-- start --

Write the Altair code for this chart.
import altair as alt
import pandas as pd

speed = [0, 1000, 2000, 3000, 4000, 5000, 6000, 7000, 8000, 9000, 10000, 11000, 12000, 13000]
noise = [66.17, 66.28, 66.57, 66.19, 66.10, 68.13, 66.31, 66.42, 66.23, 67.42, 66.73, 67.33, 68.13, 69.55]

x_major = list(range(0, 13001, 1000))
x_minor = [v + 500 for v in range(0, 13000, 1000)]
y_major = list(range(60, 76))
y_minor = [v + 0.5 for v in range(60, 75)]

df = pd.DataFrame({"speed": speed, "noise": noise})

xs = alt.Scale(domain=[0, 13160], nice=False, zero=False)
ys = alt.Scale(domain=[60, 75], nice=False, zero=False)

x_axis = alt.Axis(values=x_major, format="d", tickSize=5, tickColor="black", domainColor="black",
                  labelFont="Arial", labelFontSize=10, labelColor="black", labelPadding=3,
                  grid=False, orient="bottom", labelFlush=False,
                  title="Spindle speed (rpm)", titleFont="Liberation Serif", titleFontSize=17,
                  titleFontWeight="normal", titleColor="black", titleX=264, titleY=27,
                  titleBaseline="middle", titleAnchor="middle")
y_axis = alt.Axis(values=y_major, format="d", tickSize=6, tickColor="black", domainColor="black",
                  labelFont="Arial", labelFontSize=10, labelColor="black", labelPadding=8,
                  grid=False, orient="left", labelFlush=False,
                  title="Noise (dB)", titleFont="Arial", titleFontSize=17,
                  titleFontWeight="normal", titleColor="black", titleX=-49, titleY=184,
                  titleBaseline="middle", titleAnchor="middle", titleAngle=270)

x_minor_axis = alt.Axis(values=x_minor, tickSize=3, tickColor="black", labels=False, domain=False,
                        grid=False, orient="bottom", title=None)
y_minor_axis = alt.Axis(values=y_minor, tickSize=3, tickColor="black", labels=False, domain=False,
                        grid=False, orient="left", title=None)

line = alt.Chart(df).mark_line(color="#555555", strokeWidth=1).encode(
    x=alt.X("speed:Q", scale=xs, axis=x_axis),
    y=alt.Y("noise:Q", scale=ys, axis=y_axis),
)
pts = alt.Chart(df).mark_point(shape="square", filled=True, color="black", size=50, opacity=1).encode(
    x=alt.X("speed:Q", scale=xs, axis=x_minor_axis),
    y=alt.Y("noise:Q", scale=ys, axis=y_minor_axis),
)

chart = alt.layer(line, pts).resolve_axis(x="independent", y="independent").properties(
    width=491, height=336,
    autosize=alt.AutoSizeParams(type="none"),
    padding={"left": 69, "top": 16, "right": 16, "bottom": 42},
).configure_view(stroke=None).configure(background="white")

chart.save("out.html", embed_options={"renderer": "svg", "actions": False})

-- end --
-- start --

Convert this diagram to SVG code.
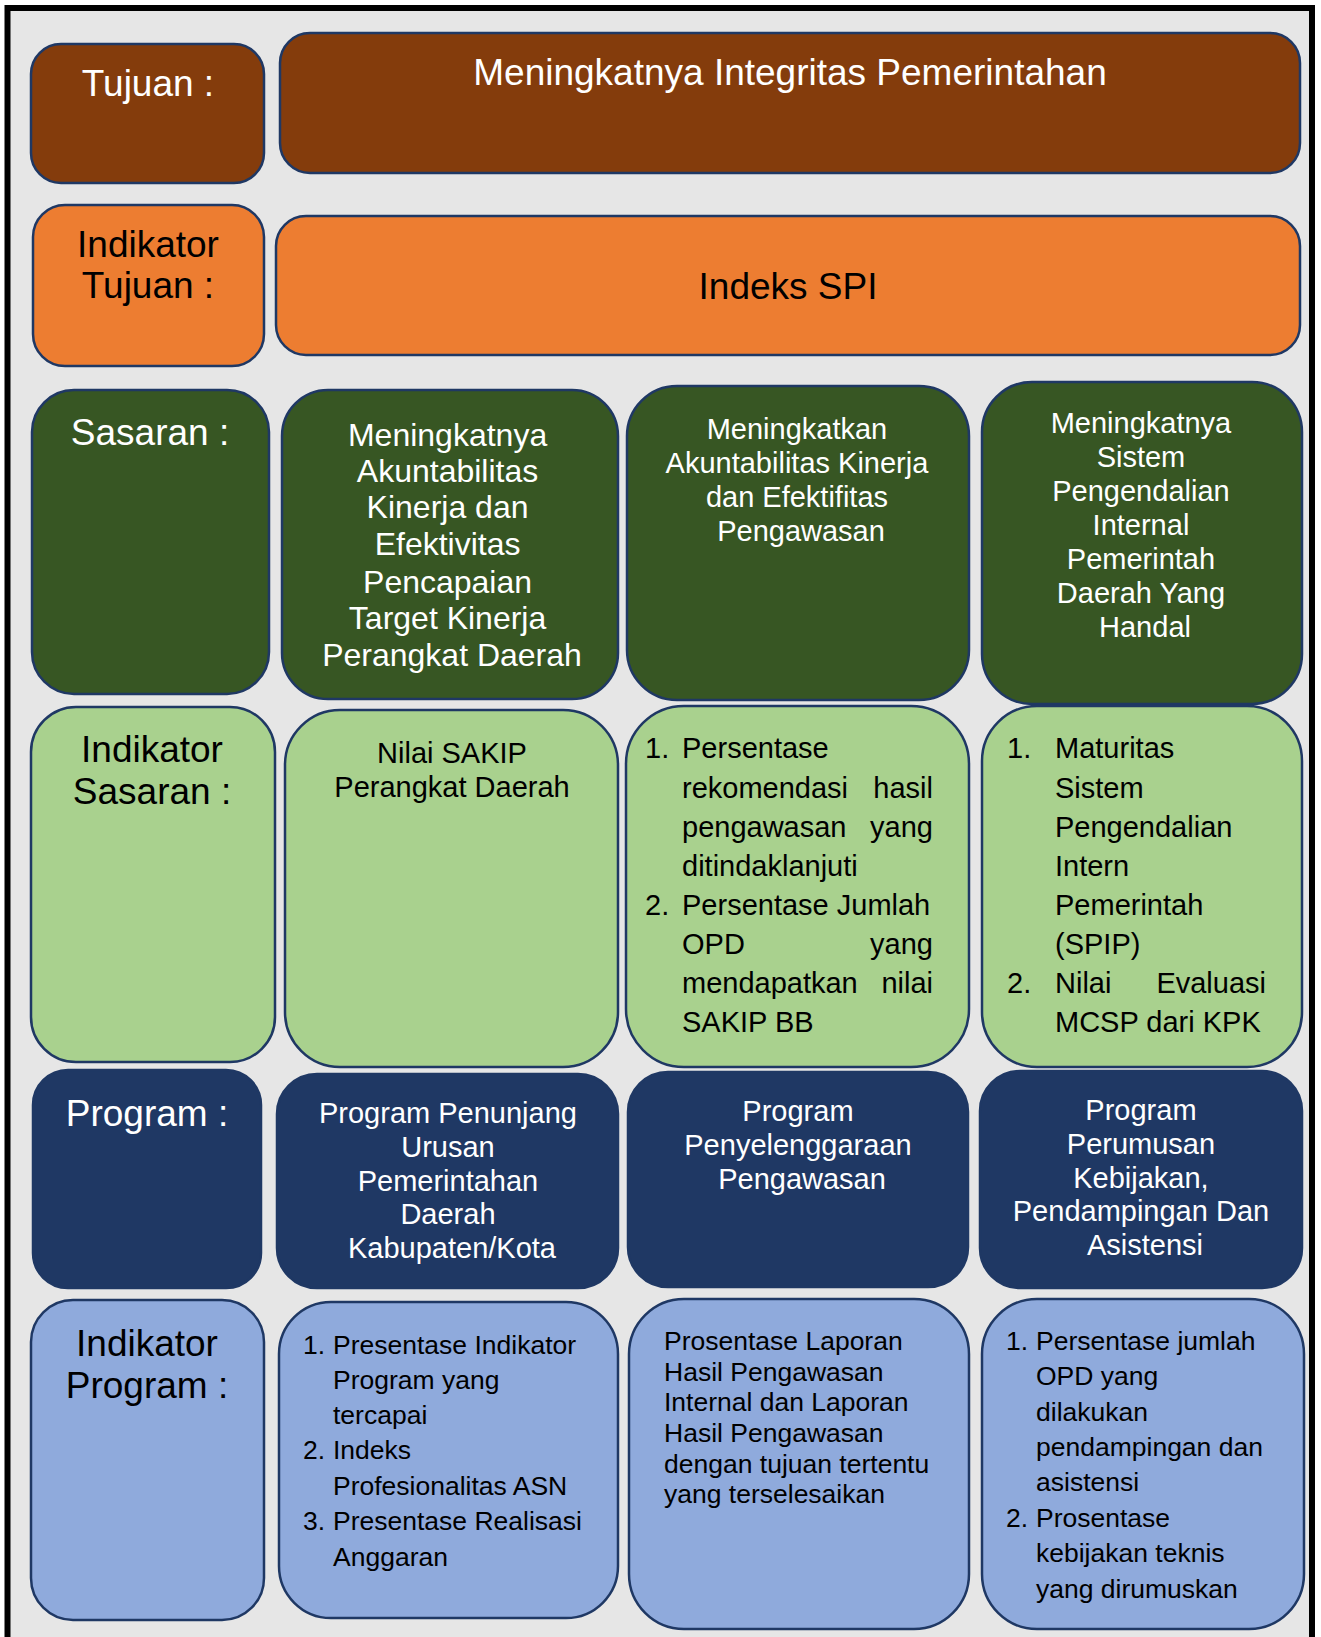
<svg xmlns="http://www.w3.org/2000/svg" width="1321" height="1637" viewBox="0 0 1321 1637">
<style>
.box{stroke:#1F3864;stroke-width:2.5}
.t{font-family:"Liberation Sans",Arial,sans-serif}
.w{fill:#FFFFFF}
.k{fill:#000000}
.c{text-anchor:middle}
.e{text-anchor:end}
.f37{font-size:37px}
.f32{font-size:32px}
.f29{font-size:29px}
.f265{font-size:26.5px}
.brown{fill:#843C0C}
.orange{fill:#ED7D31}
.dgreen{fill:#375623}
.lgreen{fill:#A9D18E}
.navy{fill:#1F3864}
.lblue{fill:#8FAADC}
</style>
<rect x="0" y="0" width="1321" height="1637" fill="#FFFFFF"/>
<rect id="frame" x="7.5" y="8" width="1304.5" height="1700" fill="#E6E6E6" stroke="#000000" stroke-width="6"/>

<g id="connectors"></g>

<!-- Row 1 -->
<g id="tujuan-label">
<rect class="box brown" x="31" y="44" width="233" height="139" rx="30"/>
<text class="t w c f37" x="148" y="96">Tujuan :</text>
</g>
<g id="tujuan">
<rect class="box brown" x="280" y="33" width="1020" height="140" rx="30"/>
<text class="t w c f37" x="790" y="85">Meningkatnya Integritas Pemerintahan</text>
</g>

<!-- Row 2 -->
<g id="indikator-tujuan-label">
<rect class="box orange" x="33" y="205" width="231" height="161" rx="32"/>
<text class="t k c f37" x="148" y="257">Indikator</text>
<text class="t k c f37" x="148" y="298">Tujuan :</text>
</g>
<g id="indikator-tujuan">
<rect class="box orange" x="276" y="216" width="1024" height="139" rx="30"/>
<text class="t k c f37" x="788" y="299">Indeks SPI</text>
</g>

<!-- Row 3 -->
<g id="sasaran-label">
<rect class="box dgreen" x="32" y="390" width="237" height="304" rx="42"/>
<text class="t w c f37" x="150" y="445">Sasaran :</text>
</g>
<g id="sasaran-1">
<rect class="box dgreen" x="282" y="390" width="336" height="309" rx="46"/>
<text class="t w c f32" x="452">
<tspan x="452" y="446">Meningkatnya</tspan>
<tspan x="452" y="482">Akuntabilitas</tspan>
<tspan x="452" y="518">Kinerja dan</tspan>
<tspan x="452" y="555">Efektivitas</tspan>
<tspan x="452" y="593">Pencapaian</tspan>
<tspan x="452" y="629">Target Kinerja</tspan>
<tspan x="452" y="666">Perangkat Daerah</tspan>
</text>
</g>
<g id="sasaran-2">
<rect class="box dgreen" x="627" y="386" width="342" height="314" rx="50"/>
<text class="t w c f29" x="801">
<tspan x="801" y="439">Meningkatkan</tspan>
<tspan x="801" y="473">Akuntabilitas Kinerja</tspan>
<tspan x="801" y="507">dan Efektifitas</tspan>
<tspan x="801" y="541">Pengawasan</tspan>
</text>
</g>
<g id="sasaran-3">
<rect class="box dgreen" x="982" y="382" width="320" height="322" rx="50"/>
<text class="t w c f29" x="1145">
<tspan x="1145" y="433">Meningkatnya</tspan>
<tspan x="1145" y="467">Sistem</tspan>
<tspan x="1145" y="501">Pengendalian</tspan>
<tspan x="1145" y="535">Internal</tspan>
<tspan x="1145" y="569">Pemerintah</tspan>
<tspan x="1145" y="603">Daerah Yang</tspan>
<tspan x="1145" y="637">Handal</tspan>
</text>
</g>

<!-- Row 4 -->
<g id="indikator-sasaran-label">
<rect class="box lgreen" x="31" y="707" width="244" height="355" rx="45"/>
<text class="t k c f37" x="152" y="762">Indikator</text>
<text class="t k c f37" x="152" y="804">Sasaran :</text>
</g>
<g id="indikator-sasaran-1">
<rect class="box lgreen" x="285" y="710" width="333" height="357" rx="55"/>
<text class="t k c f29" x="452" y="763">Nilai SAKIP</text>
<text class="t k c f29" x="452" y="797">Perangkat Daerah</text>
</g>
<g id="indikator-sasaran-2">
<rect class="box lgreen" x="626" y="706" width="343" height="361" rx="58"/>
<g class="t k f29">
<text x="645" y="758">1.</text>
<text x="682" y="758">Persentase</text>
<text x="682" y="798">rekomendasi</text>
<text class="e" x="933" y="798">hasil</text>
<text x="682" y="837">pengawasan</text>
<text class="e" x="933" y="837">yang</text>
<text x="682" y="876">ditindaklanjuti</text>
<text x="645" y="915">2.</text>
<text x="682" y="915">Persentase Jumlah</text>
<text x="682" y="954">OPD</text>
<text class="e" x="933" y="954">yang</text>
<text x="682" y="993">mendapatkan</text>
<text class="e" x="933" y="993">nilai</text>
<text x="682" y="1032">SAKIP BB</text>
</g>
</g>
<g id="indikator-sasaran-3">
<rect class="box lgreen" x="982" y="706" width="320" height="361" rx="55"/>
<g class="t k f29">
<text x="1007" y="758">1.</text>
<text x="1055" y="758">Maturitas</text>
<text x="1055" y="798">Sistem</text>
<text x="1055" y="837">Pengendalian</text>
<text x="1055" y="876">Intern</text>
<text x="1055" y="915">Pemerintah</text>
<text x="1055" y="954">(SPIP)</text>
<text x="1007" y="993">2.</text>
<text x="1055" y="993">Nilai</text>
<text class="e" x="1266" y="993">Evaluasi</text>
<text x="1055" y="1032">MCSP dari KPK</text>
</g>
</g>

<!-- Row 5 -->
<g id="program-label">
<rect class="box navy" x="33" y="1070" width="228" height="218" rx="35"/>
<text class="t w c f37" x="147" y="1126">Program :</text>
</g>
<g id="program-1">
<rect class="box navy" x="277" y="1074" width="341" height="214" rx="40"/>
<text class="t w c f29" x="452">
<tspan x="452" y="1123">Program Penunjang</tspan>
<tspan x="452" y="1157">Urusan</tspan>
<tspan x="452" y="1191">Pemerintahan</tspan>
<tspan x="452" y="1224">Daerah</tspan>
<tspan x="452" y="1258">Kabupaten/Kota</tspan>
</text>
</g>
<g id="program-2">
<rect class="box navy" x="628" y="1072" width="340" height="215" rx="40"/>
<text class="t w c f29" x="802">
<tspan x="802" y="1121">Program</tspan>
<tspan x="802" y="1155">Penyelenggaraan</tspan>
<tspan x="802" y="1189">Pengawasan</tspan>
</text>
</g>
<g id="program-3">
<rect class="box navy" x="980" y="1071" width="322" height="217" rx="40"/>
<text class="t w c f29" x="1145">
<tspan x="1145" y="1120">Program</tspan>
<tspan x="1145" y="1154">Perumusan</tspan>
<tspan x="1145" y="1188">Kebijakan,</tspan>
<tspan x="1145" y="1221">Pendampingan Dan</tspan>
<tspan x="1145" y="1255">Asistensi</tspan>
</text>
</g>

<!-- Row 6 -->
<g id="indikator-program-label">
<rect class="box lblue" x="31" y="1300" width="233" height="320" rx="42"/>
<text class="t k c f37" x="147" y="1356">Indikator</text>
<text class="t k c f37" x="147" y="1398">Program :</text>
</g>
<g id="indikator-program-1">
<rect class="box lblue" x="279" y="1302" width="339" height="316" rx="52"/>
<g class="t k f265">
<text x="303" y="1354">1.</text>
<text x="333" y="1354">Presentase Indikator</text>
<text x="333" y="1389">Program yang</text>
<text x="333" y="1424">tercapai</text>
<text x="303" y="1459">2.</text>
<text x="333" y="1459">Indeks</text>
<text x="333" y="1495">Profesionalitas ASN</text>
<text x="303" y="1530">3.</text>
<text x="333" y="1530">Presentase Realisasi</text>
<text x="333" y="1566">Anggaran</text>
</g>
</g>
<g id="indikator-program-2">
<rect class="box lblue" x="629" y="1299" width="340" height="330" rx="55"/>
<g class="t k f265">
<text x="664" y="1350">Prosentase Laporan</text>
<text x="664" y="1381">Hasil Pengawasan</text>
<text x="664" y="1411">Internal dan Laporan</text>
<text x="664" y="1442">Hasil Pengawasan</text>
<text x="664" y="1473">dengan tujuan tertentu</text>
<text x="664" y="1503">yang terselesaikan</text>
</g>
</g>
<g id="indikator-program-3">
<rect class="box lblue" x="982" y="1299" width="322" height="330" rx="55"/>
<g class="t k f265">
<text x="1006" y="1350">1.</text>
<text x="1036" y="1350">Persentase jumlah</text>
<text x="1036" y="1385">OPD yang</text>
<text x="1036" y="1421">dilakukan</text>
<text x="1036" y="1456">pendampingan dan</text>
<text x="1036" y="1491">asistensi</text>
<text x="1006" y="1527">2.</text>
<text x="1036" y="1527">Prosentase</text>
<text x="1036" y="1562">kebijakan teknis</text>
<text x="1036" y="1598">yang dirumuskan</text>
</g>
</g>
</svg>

-- end --
-- start --

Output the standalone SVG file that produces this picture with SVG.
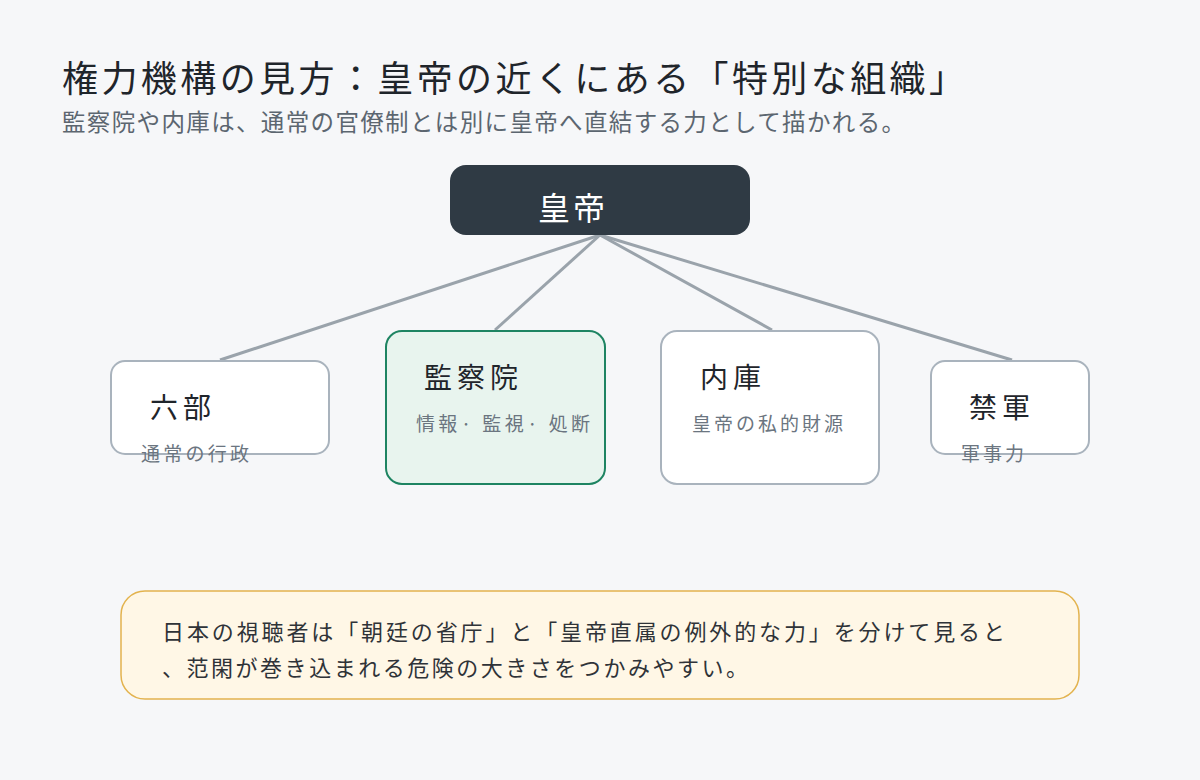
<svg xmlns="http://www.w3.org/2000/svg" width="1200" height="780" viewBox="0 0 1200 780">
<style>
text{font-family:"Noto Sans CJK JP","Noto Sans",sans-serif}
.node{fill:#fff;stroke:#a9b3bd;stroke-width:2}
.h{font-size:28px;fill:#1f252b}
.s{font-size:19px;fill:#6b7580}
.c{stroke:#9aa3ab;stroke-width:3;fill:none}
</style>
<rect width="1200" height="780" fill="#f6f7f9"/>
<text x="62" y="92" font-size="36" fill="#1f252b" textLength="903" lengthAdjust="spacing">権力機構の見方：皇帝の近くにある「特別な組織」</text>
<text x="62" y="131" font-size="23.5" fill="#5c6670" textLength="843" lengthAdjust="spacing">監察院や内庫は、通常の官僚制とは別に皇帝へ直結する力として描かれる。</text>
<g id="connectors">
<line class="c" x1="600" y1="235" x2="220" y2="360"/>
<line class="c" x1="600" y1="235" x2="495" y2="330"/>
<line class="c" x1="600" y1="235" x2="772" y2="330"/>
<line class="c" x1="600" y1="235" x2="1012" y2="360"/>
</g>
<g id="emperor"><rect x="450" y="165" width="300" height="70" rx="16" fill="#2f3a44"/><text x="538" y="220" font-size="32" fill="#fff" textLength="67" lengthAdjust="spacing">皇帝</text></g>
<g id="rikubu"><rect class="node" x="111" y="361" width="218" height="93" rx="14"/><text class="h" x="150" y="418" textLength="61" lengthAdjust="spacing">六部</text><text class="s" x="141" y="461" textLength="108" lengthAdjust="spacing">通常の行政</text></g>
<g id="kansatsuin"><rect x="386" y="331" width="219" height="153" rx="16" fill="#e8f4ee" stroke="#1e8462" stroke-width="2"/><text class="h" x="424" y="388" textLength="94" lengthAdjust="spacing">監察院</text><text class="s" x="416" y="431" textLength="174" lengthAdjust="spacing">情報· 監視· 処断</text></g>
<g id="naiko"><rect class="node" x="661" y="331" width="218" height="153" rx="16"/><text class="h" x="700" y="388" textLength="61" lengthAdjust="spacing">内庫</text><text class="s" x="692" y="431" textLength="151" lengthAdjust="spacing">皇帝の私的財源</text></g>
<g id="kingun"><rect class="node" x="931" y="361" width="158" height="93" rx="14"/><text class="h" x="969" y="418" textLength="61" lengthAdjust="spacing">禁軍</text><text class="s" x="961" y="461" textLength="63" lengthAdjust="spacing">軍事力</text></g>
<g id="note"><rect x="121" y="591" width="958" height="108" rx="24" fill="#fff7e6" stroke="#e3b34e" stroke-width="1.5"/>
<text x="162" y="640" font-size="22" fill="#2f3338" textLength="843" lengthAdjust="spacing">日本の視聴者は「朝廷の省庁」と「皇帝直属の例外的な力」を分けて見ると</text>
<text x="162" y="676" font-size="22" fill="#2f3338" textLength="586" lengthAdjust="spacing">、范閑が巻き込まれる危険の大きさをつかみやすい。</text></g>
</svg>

-- end --

What is asked:
Determine how many lines contain the word "this" and reply with that number alone.

Result of the task:
3